July 02, 2012, 3pm, NSH 1305
Abstract

Accurate localization of a micro aerial vehicle (MAV) with respect to a scene is important for a wide range of applications, in particular autonomous navigation, surveillance, and inspection. In this context, the areas of interest are often close to buildings, to the ground, and to other obstacles. While GPS is still the most widely used sensor for outdoor localization, visual outdoor perception is gaining importance in urban and natural environments. In this talk, recent approaches and results for robust 3D reconstruction of suitable visual landmarks, for the alignment in a world coordinate system, and for fast monocular visual localization based on the concept of virtual views are presented. Furthermore, a novel distributed reconstruction pipeline (CVPR 2012) that is capable of generating dense volumetric reconstructions based on monocular input from an MAV in real-time is described. The system is based on state-of-the-art approaches to visual SLAM and variational depth map fusion, and is designed to exploit the individual capabilities of the system components.


Additional Information

Host: Andreas Wendel

Appointments: Bernado Pires

Speaker Biography

Andreas Wendel received his B.Sc. and M.Sc. degree in Telematics (computer science and electrical engineering) from Graz University of Technology in 2007 and 2009, respectively. His studies were focused on computer vision and cognitive signal processing and he finished with highest distinction. Currently he is the head of the Aerial Vision Group, lecturer, and PhD student (supervised by Prof. Horst Bischof) at the Institute of Computer Vision and Graphics at Graz University of
Technology, Austria.

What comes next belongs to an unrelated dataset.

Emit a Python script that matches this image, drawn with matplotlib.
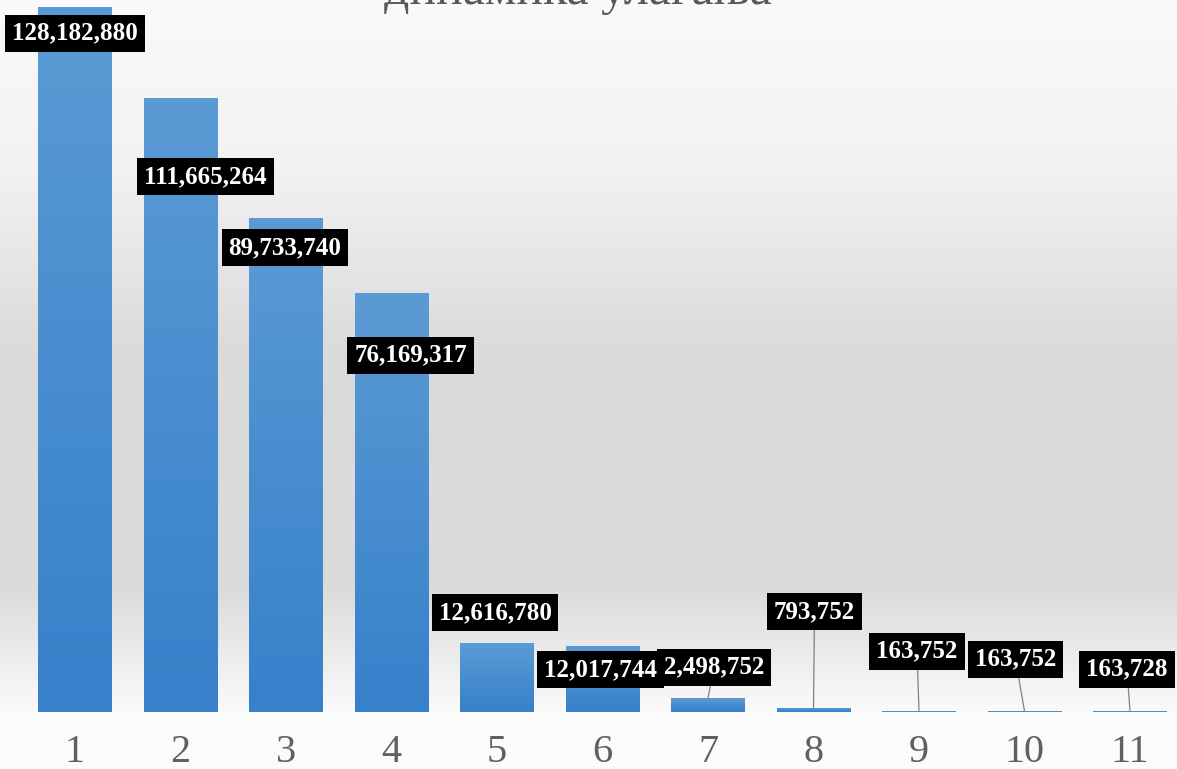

His research interests include visual navigation, image-based localization and mapping, and autonomous vehicles. Andreas has worked as a software developer, researcher, and project leader for several companies, including Microsoft Corporation and Omicron electronics. He received several awards for excellent performance as a student, a study abroad scholarship for McMaster University (Canada), and the FIT-IT Visual Computing First Price 2009 for his proposal of the PEGASUS project. Recently he's been awarded the Best Presentation Prize at the International Computer Vision Summer School (ICVSS) 2011 and the Best Paper Award at the CVPR 2011 Workshop on Aerial Video Processing. This summer, Andreas is going to work with Martial Hebert on autonomous MAV navigation in cluttered forest environments.